Records from a data source:
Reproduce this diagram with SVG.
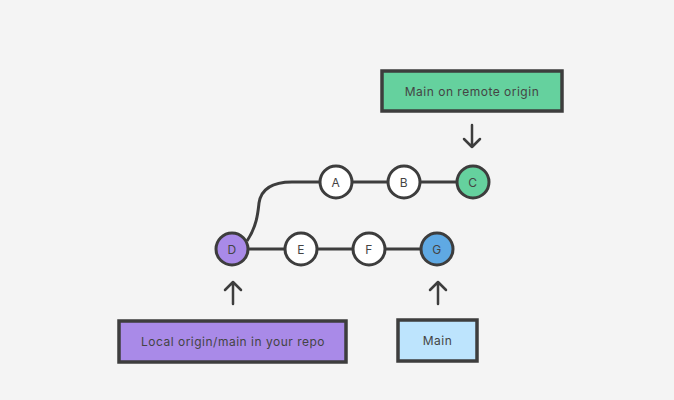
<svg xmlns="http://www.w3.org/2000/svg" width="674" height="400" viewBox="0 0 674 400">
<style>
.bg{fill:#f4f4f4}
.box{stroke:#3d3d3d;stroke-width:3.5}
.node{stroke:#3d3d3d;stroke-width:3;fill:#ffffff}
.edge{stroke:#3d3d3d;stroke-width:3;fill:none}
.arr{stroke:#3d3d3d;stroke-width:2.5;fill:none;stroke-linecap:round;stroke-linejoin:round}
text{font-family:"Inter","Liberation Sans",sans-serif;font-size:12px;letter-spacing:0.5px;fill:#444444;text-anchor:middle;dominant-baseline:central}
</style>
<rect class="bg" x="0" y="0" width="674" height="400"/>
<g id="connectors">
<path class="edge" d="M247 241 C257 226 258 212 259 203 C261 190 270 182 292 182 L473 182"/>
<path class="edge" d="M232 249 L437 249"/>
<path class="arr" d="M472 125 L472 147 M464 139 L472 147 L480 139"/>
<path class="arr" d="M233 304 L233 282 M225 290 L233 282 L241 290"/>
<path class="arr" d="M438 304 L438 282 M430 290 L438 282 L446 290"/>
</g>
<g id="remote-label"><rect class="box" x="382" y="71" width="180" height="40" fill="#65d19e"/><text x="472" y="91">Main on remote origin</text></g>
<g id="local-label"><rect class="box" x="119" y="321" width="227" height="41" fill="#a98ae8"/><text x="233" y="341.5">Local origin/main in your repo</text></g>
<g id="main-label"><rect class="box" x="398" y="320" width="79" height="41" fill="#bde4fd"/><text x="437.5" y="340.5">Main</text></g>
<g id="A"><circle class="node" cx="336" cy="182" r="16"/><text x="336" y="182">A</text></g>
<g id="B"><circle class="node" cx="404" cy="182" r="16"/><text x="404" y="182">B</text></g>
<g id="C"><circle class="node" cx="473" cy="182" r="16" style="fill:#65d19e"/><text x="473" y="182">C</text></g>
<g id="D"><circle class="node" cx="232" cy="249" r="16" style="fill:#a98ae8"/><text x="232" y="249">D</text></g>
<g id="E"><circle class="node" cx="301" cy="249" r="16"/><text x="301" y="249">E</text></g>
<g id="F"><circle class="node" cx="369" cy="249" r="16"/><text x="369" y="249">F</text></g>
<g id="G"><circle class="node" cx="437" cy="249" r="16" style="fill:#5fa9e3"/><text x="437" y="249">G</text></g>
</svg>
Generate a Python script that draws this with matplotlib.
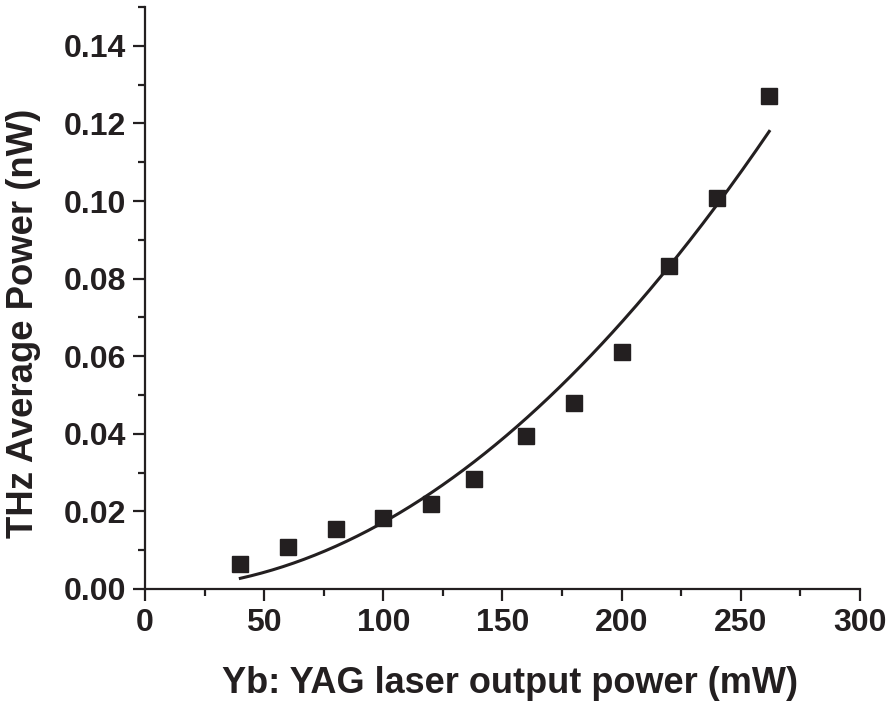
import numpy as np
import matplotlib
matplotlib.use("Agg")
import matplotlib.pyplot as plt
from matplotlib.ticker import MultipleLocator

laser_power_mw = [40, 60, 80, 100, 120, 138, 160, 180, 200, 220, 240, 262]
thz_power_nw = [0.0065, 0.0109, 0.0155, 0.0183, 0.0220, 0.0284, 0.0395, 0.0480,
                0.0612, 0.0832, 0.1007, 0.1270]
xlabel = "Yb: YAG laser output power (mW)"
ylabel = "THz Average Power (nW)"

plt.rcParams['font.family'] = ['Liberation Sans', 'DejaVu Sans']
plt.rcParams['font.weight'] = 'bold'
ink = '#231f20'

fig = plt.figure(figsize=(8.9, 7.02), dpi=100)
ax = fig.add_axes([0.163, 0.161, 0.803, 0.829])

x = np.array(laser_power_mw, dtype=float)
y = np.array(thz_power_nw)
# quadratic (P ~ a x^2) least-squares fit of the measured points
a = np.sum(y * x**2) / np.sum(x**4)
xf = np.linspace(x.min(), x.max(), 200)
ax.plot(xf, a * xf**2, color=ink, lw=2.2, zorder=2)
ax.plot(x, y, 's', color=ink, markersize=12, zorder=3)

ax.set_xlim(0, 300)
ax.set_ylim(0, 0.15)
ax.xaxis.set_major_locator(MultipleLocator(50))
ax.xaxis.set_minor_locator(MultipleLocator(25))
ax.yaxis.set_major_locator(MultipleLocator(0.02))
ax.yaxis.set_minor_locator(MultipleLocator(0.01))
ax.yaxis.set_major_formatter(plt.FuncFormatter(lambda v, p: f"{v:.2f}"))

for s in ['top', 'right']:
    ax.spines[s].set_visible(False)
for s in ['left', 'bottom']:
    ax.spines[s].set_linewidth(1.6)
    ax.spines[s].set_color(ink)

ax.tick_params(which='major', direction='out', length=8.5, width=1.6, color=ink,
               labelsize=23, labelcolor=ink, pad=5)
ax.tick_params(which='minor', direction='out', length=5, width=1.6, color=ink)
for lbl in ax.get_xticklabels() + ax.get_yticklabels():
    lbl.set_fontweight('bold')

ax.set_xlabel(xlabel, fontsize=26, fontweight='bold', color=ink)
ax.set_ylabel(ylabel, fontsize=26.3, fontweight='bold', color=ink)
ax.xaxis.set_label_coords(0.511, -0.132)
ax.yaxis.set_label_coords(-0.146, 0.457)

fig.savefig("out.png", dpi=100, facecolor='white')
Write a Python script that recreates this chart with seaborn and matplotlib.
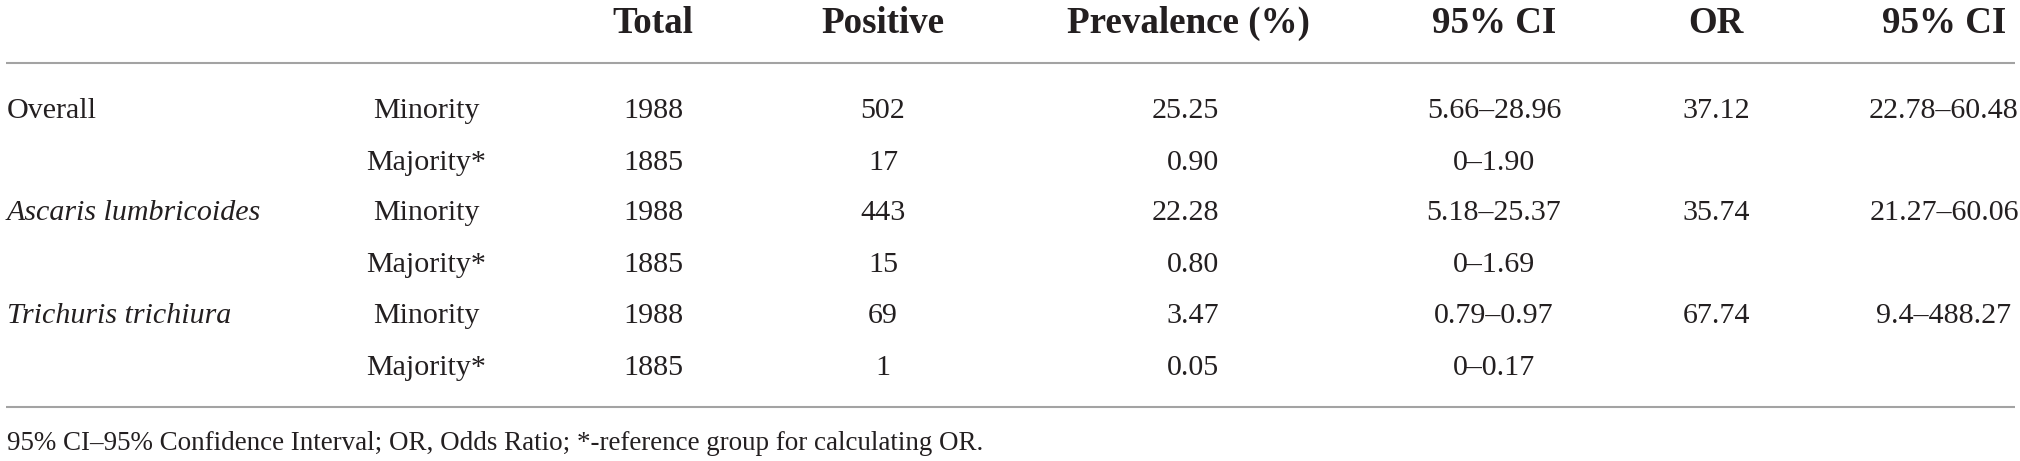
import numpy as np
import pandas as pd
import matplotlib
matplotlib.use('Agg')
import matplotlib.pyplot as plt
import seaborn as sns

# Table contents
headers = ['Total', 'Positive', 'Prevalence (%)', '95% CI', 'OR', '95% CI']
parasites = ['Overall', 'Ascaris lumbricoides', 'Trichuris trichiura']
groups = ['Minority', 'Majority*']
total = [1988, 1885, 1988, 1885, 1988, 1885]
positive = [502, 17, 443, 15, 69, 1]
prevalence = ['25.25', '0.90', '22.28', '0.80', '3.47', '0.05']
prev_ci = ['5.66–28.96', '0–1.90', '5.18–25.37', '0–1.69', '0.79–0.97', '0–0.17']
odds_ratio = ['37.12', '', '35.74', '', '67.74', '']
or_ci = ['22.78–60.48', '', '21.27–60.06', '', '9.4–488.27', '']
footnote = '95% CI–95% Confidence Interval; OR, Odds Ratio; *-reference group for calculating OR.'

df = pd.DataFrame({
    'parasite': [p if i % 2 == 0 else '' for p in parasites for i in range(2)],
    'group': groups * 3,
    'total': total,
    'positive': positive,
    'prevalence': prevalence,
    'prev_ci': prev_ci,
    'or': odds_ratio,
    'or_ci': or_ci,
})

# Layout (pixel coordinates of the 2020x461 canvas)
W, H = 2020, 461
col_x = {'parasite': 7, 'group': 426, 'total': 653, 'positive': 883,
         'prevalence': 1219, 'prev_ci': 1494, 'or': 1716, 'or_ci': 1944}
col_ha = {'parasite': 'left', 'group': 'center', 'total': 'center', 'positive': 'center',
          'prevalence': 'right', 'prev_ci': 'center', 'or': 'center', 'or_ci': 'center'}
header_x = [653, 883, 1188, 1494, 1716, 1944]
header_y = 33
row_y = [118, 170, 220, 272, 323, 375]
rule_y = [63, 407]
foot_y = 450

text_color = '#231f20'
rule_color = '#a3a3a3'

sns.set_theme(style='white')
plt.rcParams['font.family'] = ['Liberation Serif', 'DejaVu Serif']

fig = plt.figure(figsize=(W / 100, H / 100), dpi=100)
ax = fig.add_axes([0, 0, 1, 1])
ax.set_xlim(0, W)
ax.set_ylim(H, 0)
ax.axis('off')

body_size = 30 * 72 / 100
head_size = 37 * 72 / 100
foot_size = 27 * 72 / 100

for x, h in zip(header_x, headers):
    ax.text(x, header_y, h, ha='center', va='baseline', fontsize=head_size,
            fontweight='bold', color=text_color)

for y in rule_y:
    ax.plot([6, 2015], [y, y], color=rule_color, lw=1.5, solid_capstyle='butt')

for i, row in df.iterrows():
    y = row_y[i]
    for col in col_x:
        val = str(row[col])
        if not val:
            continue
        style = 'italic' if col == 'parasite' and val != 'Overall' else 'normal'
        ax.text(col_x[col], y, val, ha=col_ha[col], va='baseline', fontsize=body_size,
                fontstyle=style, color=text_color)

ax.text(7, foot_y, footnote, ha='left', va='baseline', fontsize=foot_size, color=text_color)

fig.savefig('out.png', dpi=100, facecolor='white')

**DIRECTION**
Which lines contain "matplotlib"? Copy each of them.

**SOLUTION TO THIS EXERCISE**
Generate a Python script that draws this with matplotlib.
import matplotlib
matplotlib.use("Agg")
import matplotlib.pyplot as plt
from matplotlib.ticker import MultipleLocator
Write a Python script that recreates this chart with seaborn and matplotlib.
import matplotlib
matplotlib.use('Agg')
import matplotlib.pyplot as plt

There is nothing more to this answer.